Importantly, in this case, the Court also has an opportunity to provide a clarification on the implications of ‘Brexit’ for operators of international maritime transport services established in the UK, but operating their services in the EU. The Court examines the legal position of third-country operators of shipping services regulated by free trade agreements with the EU.(5) The UK’s trade relations with the EEA EFTA States Iceland, Liechtenstein and Norway are governed by the Free Trade Agreement concluded in 2021: <https://www.efta.int/trade-relations/free-trade-network/united-kingdom>. This judgment is significant for the future policy of the EU in the international maritime transport sector, as the EU Industrial Maritime Strategy of 2026 emphasizes the Commission’s goal to include comprehensive commitments on international maritime transport services in free trade agreements, improving market access conditions and non-discriminatory treatment of EU operators in third countries.(6) The EU Industrial Maritime Strategy, COM (2026) 111 final, nr. 3.5, p. 11 <https://eur-lex.europa.eu/legal-content/EN/TXT/?uri=comnat:COM_2026_0111_FIN>. Thus, Vlaams Gewest explains some of the aspects of such agreements, using the example of the EU-UK TCA, but also illustrates issues which need to be considered in future negotiations, such as the effect of free trade agreement provisions in the EU legal order.
It should be noted that Regulation 4055/86 provides for the Council to extend the provisions of this Regulation to nationals of a third country who provide maritime transport services and are established in the EU. Although this provision probably aims to include nationals of OECD-countries, its wording is broad enough to cover any nationality, making it potentially relevant for all third States entering into free trade agreements with the EU.
As described earlier, the Court has declined to apply Regulation 4055/86 to an operator from the UK which no no longer meets the criteria for the EU connection set out in Article 1 of the Regulation.
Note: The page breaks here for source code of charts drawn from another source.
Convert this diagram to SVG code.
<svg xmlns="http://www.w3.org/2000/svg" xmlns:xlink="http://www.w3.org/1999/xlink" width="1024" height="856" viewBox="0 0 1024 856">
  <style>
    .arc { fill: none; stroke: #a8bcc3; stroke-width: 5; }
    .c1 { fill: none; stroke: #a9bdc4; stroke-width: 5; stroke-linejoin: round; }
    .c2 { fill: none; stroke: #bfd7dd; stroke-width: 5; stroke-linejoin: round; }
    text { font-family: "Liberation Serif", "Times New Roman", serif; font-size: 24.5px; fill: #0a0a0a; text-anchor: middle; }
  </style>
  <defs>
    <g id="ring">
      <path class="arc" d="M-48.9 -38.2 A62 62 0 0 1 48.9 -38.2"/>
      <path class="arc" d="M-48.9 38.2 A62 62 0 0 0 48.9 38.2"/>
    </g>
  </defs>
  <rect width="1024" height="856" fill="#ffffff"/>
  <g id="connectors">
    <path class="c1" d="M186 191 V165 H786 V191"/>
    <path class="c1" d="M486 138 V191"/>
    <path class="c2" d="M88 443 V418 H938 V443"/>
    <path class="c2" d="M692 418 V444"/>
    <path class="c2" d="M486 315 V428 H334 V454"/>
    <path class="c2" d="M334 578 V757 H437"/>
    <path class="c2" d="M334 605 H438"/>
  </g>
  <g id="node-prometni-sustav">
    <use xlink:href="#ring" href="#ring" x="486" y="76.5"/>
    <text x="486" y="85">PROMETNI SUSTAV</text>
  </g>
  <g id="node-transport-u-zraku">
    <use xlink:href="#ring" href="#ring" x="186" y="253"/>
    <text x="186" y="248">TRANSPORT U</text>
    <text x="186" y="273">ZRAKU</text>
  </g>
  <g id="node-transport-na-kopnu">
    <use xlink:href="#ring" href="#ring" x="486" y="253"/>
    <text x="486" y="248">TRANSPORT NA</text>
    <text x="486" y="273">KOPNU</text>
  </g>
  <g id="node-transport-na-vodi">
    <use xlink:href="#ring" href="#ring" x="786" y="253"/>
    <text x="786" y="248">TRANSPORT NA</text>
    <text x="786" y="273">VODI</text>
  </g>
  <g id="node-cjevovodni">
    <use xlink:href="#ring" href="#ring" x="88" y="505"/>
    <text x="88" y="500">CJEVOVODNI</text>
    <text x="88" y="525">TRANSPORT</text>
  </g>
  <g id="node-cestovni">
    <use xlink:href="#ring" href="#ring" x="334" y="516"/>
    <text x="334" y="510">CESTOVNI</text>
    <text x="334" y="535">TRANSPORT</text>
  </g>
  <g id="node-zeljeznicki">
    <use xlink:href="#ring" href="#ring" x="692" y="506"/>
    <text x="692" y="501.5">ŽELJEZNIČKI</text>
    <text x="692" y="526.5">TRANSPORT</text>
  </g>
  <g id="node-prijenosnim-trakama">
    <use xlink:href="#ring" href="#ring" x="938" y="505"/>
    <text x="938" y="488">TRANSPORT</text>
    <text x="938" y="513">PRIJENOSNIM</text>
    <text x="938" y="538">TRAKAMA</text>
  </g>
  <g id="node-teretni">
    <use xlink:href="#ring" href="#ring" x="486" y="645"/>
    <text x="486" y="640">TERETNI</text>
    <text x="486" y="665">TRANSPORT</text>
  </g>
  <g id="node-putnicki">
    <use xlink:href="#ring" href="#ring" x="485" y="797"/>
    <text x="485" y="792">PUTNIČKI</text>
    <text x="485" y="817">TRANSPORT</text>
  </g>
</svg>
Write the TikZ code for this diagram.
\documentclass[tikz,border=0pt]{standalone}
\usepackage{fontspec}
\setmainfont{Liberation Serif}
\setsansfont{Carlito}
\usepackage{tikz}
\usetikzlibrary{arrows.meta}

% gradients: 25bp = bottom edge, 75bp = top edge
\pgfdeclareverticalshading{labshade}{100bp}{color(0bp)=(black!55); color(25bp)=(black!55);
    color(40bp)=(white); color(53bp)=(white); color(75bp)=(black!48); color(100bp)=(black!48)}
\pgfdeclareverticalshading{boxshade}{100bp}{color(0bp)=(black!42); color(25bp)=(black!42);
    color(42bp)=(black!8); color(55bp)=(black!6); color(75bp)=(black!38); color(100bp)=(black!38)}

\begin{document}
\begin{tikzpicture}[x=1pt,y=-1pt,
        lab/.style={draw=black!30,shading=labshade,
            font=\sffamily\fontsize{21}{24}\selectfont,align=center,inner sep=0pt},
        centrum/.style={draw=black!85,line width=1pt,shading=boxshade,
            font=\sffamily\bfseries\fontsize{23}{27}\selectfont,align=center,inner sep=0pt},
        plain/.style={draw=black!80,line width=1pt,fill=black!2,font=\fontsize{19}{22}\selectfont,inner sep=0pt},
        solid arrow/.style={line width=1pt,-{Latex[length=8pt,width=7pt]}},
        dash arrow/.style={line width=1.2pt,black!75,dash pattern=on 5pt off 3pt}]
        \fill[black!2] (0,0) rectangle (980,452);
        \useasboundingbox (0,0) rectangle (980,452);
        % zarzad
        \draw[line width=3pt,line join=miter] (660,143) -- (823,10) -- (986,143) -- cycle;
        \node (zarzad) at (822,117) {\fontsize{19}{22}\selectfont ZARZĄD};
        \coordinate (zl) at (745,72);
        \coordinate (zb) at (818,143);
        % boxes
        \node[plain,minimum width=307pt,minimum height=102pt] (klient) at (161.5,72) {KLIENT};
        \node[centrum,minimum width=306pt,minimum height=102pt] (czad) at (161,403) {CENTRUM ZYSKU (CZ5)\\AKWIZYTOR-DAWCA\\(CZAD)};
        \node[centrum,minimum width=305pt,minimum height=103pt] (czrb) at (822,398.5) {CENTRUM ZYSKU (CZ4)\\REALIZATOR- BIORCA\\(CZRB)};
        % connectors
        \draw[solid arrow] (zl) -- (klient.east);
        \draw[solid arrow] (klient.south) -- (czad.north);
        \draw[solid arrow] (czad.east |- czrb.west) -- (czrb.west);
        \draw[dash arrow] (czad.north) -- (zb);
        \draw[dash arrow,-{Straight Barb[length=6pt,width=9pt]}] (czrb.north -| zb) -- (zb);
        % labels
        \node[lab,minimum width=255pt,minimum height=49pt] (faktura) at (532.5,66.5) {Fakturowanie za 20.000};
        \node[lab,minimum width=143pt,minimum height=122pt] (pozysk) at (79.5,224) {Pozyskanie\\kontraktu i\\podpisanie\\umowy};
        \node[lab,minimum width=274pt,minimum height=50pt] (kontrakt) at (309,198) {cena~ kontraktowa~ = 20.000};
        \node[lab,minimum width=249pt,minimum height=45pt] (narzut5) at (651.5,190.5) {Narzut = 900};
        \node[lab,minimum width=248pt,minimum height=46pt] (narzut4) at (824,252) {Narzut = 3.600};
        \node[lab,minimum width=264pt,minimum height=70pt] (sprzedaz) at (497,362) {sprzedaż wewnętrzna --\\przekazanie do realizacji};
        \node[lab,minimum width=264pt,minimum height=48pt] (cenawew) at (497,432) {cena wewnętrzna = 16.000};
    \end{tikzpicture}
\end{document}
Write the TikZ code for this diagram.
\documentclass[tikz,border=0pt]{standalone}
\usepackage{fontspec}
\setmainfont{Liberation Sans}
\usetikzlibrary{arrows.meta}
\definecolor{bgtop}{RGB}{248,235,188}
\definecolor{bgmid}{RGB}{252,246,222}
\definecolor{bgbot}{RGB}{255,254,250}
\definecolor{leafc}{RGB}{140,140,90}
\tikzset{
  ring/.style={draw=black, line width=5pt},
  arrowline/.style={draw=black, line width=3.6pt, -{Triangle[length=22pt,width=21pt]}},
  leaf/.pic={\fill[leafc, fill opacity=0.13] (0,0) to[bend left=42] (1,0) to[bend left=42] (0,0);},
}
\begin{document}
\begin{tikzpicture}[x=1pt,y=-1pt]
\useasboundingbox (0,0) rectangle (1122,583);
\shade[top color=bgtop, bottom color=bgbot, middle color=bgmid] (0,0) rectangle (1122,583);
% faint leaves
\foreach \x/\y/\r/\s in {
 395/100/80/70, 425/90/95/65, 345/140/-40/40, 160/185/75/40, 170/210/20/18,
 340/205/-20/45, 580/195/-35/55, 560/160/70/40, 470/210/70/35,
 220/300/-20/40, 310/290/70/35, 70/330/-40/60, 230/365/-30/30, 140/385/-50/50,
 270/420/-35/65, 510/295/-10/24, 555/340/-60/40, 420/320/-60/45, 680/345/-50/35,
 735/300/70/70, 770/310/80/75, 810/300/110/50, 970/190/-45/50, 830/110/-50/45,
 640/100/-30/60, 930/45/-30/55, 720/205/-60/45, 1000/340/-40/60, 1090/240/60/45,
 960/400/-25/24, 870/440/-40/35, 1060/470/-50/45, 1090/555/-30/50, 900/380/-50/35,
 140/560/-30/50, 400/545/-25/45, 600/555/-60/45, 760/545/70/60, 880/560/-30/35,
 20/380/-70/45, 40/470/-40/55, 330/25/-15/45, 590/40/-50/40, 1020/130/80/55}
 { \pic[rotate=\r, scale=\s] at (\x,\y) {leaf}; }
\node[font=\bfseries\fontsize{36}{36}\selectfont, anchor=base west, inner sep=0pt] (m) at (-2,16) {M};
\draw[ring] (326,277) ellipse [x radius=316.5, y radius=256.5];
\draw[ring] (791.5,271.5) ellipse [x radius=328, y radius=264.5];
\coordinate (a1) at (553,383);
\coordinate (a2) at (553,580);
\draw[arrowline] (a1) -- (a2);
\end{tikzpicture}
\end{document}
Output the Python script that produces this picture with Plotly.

Following expiry of the transition period set in the Withdrawal Agreement, the provisions of the TCA, and not the Regulation, now apply to such operators, preventing those operators from invoking Article 191 of the TCA directly in national courts of Member States. Due to the absence of the direct effect, specified in the TCA, disagreements on the interpretation of TCA provisions will have to be resolved through the inter-State dispute settlement mechanism established by the TCA. At the same time, as Advocate General Biondi points out in his opinion in Vlaams Gewest, the national authorities should still interpret domestic law, in so far as possible, in conformity with Article 191 of the TCA.(7) Para 59 of the Opinion. The latter obligation to conform interpretation also follows from the general international legal obligation of States to ensure the effectiveness of their international agreements.